Morris Adjmi Architects

20 photographic prints from the monograph "Manuel Álvarez Bravo, Photographs and Memories", Aperture NYC, 1997

Manuel Álvarez Bravo
b. 1902, Mexico City, Mexico
d. 2002, Mexico City, Mexico

Manuel Álvarez Bravo was a Mexican artistic photographer and one of the most important figures in 20th-century Latin American photography. As a self-taught teenager, Álvarez Bravo’s style developed through the study of foreign and local photography journals, and it was there he first encountered the work of Edward Weston and Tina Modotti, who came to Mexico in 1923. Modotti became a close colleague and supporter, introducing Álvarez Bravo to the artists of Mexico’s avant-garde, including Diego Rivera, Frida Khalo, and Rufino Tamayo, as well as encouraging him to send photographs to Weston.

In the 1930s, Álvarez Bravo met Paul Strand, traveling with him while he worked in Mexico, and Henri Cartier-Bresson. With Cartier-Bresson and Walker Evans he exhibited in a three-man show at the Julien Levy Gallery, New York, in 1935. Mexico was a cultural hub for many in the international avant-garde in these years; André Breton visited, including Álvarez Bravo in the Exposition of Surrealism he organized in 1940 in Mexico City.

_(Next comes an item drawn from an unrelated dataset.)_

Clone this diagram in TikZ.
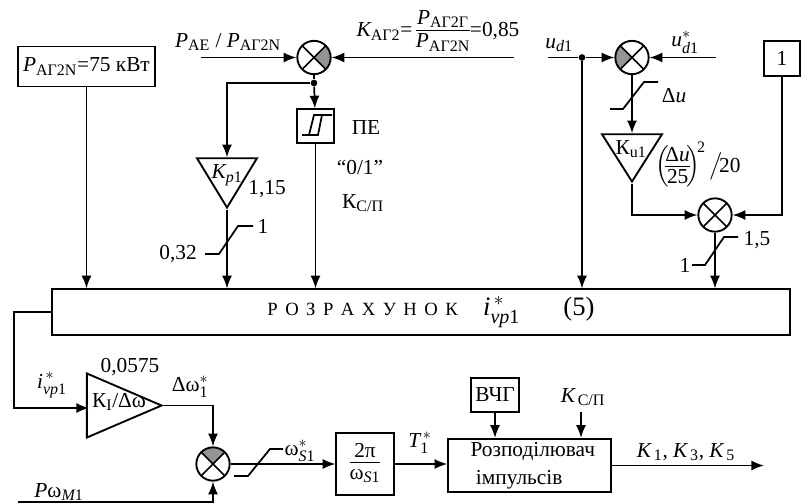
\documentclass[tikz,border=0pt]{standalone}
\usepackage{amsmath}
\usepackage{fontspec}
\setmainfont{Liberation Serif}
\usetikzlibrary{arrows.meta,shapes.geometric}
\DeclareMathSizes{16}{16}{12}{10}
\DeclareMathSizes{20}{20}{15}{12}
\setlength{\nulldelimiterspace}{0pt}
\newcommand{\fnum}[1]{\raisebox{-3.5pt}[8pt][1pt]{#1}}
\newcommand{\fden}[1]{\raisebox{3.5pt}[8pt][1pt]{#1}}
\tikzset{
  every node/.style={font=\fontsize{16}{18}\selectfont},
  line/.style={line width=1.3pt},
  arr/.style={line width=1.3pt,-{Latex[length=9.5pt,width=7.5pt]}},
  boxnode/.style={draw,line width=1.4pt,inner sep=0pt},
  sumnode/.style={circle,draw,line width=1.4pt,inner sep=0pt,minimum size=25pt,
    path picture={
      \draw[line width=1.3pt] (path picture bounding box.north west) -- (path picture bounding box.south east);
      \draw[line width=1.3pt] (path picture bounding box.north east) -- (path picture bounding box.south west);}},
  sumgray/.style 2 args={circle,draw,line width=1.4pt,inner sep=0pt,minimum size=25pt,
    path picture={
      \fill[black!42] (path picture bounding box.center) -- (path picture bounding box.#1) -- (path picture bounding box.#2) -- cycle;
      \draw[line width=1.3pt] (path picture bounding box.north west) -- (path picture bounding box.south east);
      \draw[line width=1.3pt] (path picture bounding box.north east) -- (path picture bounding box.south west);}},
  trinode/.style={isosceles triangle,isosceles triangle stretches,draw,line width=1.4pt,inner sep=0pt},
  dot/.style={circle,fill,inner sep=0pt,minimum size=5pt}
}
\begin{document}
\begin{tikzpicture}[x=0.75pt,y=-0.75pt]
\useasboundingbox (0,0) rectangle (808,504);

\node[boxnode,minimum width=103pt,minimum height=30pt] (PAG) at (86.5,66.5) {$\textit{P}_{\text{АГ2N}}$=75 кВт};
\node[boxnode,minimum width=553pt,minimum height=34pt] (Calc) at (421,312) {\hspace*{15pt}{\fontsize{14}{16}\selectfont Р\hspace{5.6pt}О\hspace{5.6pt}З\hspace{5.6pt}Р\hspace{5.6pt}А\hspace{5.6pt}Х\hspace{5.6pt}У\hspace{5.6pt}Н\hspace{5.6pt}О\hspace{5.6pt}К}\hspace{19pt}{\fontsize{20}{22}\selectfont$\textit{i}^{\,*}_{\textit{vp}\text{1}}$}\hspace{32.5pt}{\fontsize{20}{22}\selectfont(5)}};
\node[sumgray={north east}{south east}] (S1) at (314,57.5) {};
\node[sumgray={north west}{south west}] (S2) at (632,57.5) {};
\node[sumnode] (S3) at (715,215) {};
\node[sumgray={north west}{north east}] (S4) at (213,464) {};
\node[dot] (D1) at (314,83) {};
\node[dot] (D2) at (582,57.5) {};
\node[boxnode,minimum width=28pt,minimum height=25pt] (PE) at (315.5,126) {};
\node[boxnode,minimum width=27pt,minimum height=26pt] (One) at (782,58.5) {1};
\node[trinode,shape border rotate=-90,minimum width=45pt,minimum height=37pt,anchor=apex] (Kp) at (227,210) {};
\node[trinode,shape border rotate=-90,minimum width=45pt,minimum height=35.5pt,anchor=apex] (Ku) at (632,184) {};
\node[trinode,minimum width=48pt,minimum height=56pt,anchor=apex] (KI) at (164,405.5) {};
\node[boxnode,minimum width=43pt,minimum height=46pt] (W) at (365,464) {$\dfrac{\fnum{\text{\,2π\,}}}{\fden{\text{ω}$_{\textit{S}\text{1}}$}}$};
\node[boxnode,minimum width=122pt,minimum height=40pt,align=left] (Dist) at (529.5,465.5) {\hspace*{5pt}Розподілювач\\[3pt]\hspace*{9pt}імпульсів};
\node[boxnode,minimum width=36pt,minimum height=25pt] (VCH) at (495,395) {ВЧГ};

\coordinate (inP) at (201,57.5);
\coordinate (inK) at (514,57.5);
\coordinate (inU) at (548,57.5);
\coordinate (inUs) at (716,57.5);
\coordinate (cB) at (14,312);
\coordinate (KIin) at (89,408);
\coordinate (inW) at (18,502);
\coordinate (inKs) at (581,412);
\coordinate (outK) at (764,465.5);

\draw[arr] (inP) -- (S1);
\draw[arr] (inK) -- (S1);
\draw[line] (S1) -- (D1);
\draw[arr] (D1) -- (PE);
\draw[arr] (D1) -| (Kp.lower side);
\draw[arr] (Kp.apex) -- (Kp.apex |- Calc.north);
\draw[arr] (PE.south) -- (PE.south |- Calc.north);
\draw[arr] (PAG.south) -- (PAG.south |- Calc.north);
\draw[line] (inU) -- (D2);
\draw[arr] (D2) -- (S2);
\draw[arr] (inUs) -- (S2);
\draw[arr] (D2) -- (D2 |- Calc.north);
\draw[arr] (S2) -- (Ku.lower side);
\draw[arr] (Ku.apex) |- (S3);
\draw[arr] (One) |- (S3);
\draw[arr] (S3) -- (S3 |- Calc.north);
\draw[arr] (Calc.west) -- (cB) -- (cB |- KIin) -- (KIin);
\draw[arr] (KI.apex) -| (S4);
\draw[arr] (inW) -| (S4);
\draw[arr] (S4) -- (W);
\draw[arr] (W) -- (W -| Dist.west);
\draw[arr] (VCH) -- (VCH |- Dist.north);
\draw[arr] (inKs) -- (inKs |- Dist.north);
\draw[arr] (Dist.east) -- (outK);

\draw[line] (205,254) -- ++(14,0) -- ++(19,-28) -- ++(15,0);
\draw[line] (610,109) -- ++(13,0) -- ++(21,-27) -- ++(14,0);
\draw[line] (692,265) -- ++(13,0) -- ++(19,-28) -- ++(14,0);
\draw[line] (234,476) -- ++(14,0) -- ++(22,-27) -- ++(13,0);
\draw[line] (302,135) -- ++(16,0) -- ++(4,-20) -- ++(10,0);
\draw[line] (309,135) -- ++(5,-20) -- ++(8,0);

\node (tP) at (228,42) {$\textit{P}_{\text{АЕ}}$ / $\textit{P}_{\text{АГ2N}}$};
\node (tK) at (438,32) {$\textit{K}_{\text{АГ2}}$=\,$\dfrac{\fnum{$\textit{P}_{\text{АГ2Г}}$}}{\fden{$\textit{P}_{\text{АГ2N}}$}}$=0,85};
\node (tU) at (559,45) {$\textit{u}_{\textit{d}\text{1}}$};
\node (tUs) at (685,42) {$\textit{u}^{*}_{\textit{d}\text{1}}$};
\node (tDu) at (674,96) {Δ\textit{u}};
\node (tKu) at (631,149) {К$_{\text{u1}}$};
\node (tFr) at (698,165) {$\left(\!\dfrac{\fnum{Δ\textit{u}}}{\fden{25}}\!\right)^{\!\text{2}}\big/\!$20};
\node (t15) at (757,240) {1,5};
\node (t1c) at (685,265) {1};
\node (tKp) at (227,175) {$\textit{K}_{\textit{p}\text{1}}$};
\node (t115) at (267,189) {1,15};
\node (t032) at (178,254) {0,32};
\node (t1k) at (263,226) {1};
\node (tPE) at (366,128) {ПЕ};
\node (t01) at (360,167) {“0/1”};
\node (tKc) at (363,203) {К$_{\text{С/П}}$};
\node (tI) at (52,385) {$\textit{i}^{\,*}_{\textit{vp}\text{1}}$};
\node (t05) at (130,367) {0,0575};
\node (tKI) at (119,402) {К$_{\text{I}}$/Δω};
\node (tDw) at (190,387) {Δ$\text{ω}^{*}_{\text{1}}$};
\node (tPw) at (59,492) {$\textit{P}\text{ω}_{\textit{M}\text{1}}$};
\node (tWs) at (300,451) {$\text{ω}^{*}_{\textit{S}\text{1}}$};
\node (tT) at (420,443) {$\textit{T}^{\,*}_{\text{1}}$};
\node (tKs) at (583,397) {$\textit{K}_{\,\text{С/П}}$};
\node (tKK) at (686,452) {$\textit{K}_{\,\text{1}}$, $\textit{K}_{\,\text{3}}$, $\textit{K}_{\,\text{5}}$};
\end{tikzpicture}
\end{document}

Although the artist never identified with Surrealism, it was a major theme in the analysis of his pictures throughout his career. Revealing the influence of his formative years following the Mexican Revolution of 1910, Álvarez Bravo would instead speak of his interest in representing the cultural heritage, peasant population, and indigenous roots of the Mexican people in the face of rapid modernization.